Your task is to reproduce, verbatim and without pictures, the lines from the opening of the listing through the line containing "linewidth=0.9, label=name, zorder=2".

##### Given information

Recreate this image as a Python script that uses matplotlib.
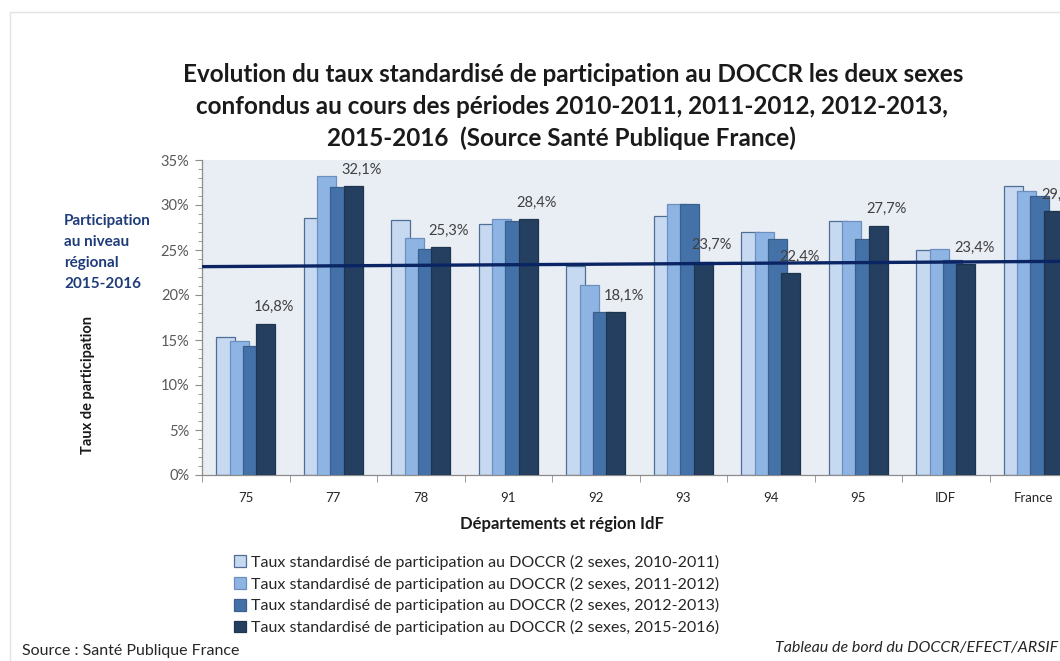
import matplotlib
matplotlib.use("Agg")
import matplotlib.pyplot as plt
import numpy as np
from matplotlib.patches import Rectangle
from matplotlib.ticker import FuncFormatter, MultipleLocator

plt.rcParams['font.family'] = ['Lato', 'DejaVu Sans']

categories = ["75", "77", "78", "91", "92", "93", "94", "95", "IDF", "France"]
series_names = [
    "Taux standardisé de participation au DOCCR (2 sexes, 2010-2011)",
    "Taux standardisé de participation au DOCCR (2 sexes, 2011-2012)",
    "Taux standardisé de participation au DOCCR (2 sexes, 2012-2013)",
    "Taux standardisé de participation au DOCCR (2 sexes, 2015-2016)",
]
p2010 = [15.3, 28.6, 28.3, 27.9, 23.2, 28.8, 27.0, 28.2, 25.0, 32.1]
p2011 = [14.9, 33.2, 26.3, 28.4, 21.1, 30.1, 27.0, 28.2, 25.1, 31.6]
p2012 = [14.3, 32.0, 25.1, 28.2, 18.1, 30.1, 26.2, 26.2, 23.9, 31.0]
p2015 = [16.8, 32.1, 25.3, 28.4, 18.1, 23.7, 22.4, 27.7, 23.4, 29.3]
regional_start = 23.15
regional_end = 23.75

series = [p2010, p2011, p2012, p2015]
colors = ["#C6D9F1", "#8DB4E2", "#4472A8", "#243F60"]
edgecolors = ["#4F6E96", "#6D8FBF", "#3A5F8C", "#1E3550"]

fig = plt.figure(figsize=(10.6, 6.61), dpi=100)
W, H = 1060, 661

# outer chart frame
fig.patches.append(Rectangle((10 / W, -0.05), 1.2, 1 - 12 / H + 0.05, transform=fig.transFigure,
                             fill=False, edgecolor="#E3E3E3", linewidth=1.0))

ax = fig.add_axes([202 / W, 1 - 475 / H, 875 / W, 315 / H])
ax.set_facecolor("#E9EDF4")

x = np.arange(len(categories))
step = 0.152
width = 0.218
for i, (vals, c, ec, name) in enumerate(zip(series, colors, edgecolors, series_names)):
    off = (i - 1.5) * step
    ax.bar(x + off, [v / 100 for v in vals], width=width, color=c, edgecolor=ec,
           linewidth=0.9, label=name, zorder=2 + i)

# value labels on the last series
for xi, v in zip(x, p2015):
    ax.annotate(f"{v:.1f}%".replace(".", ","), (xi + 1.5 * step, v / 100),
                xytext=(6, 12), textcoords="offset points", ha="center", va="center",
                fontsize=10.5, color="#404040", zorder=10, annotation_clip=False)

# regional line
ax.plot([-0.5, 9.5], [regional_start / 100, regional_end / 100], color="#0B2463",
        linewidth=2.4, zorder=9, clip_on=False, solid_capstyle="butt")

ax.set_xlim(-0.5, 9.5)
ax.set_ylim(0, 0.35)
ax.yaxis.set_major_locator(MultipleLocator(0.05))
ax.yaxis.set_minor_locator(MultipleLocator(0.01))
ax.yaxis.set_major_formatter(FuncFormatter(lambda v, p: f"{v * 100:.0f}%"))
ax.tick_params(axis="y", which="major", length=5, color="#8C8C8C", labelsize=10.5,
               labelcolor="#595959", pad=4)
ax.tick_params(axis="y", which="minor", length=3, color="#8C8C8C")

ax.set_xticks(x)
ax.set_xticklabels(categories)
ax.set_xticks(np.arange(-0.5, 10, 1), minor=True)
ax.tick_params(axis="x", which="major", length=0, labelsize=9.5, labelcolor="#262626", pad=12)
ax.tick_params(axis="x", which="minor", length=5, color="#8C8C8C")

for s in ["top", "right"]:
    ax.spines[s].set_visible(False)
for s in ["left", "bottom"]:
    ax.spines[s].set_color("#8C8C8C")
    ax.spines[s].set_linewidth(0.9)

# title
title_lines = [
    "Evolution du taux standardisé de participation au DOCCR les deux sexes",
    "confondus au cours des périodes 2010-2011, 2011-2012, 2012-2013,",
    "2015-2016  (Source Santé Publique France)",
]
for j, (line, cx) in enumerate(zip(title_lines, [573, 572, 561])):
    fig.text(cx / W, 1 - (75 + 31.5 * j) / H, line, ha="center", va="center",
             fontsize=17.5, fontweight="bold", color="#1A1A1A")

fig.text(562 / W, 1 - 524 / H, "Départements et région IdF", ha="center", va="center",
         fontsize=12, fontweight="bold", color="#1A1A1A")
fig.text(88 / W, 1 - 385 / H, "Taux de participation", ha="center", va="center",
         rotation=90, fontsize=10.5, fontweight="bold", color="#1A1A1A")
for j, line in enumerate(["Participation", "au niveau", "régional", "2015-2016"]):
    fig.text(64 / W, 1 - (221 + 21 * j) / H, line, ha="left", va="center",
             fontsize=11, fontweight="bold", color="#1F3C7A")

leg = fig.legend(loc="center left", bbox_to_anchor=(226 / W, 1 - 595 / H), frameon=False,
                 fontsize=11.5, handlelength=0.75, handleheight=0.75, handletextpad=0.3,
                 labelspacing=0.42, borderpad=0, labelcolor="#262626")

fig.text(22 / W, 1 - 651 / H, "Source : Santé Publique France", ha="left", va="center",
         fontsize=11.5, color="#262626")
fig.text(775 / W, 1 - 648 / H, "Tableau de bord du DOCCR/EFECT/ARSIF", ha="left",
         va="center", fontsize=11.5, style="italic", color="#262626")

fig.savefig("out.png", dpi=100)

##########

- **Answer for the task**:
Recreate this image as a Python script that uses matplotlib.
import matplotlib
matplotlib.use("Agg")
import matplotlib.pyplot as plt
import numpy as np
from matplotlib.patches import Rectangle
from matplotlib.ticker import FuncFormatter, MultipleLocator

plt.rcParams['font.family'] = ['Lato', 'DejaVu Sans']

categories = ["75", "77", "78", "91", "92", "93", "94", "95", "IDF", "France"]
series_names = [
    "Taux standardisé de participation au DOCCR (2 sexes, 2010-2011)",
    "Taux standardisé de participation au DOCCR (2 sexes, 2011-2012)",
    "Taux standardisé de participation au DOCCR (2 sexes, 2012-2013)",
    "Taux standardisé de participation au DOCCR (2 sexes, 2015-2016)",
]
p2010 = [15.3, 28.6, 28.3, 27.9, 23.2, 28.8, 27.0, 28.2, 25.0, 32.1]
p2011 = [14.9, 33.2, 26.3, 28.4, 21.1, 30.1, 27.0, 28.2, 25.1, 31.6]
p2012 = [14.3, 32.0, 25.1, 28.2, 18.1, 30.1, 26.2, 26.2, 23.9, 31.0]
p2015 = [16.8, 32.1, 25.3, 28.4, 18.1, 23.7, 22.4, 27.7, 23.4, 29.3]
regional_start = 23.15
regional_end = 23.75

series = [p2010, p2011, p2012, p2015]
colors = ["#C6D9F1", "#8DB4E2", "#4472A8", "#243F60"]
edgecolors = ["#4F6E96", "#6D8FBF", "#3A5F8C", "#1E3550"]

fig = plt.figure(figsize=(10.6, 6.61), dpi=100)
W, H = 1060, 661

# outer chart frame
fig.patches.append(Rectangle((10 / W, -0.05), 1.2, 1 - 12 / H + 0.05, transform=fig.transFigure,
                             fill=False, edgecolor="#E3E3E3", linewidth=1.0))

ax = fig.add_axes([202 / W, 1 - 475 / H, 875 / W, 315 / H])
ax.set_facecolor("#E9EDF4")

x = np.arange(len(categories))
step = 0.152
width = 0.218
for i, (vals, c, ec, name) in enumerate(zip(series, colors, edgecolors, series_names)):
    off = (i - 1.5) * step
    ax.bar(x + off, [v / 100 for v in vals], width=width, color=c, edgecolor=ec,
           linewidth=0.9, label=name, zorder=2 + i)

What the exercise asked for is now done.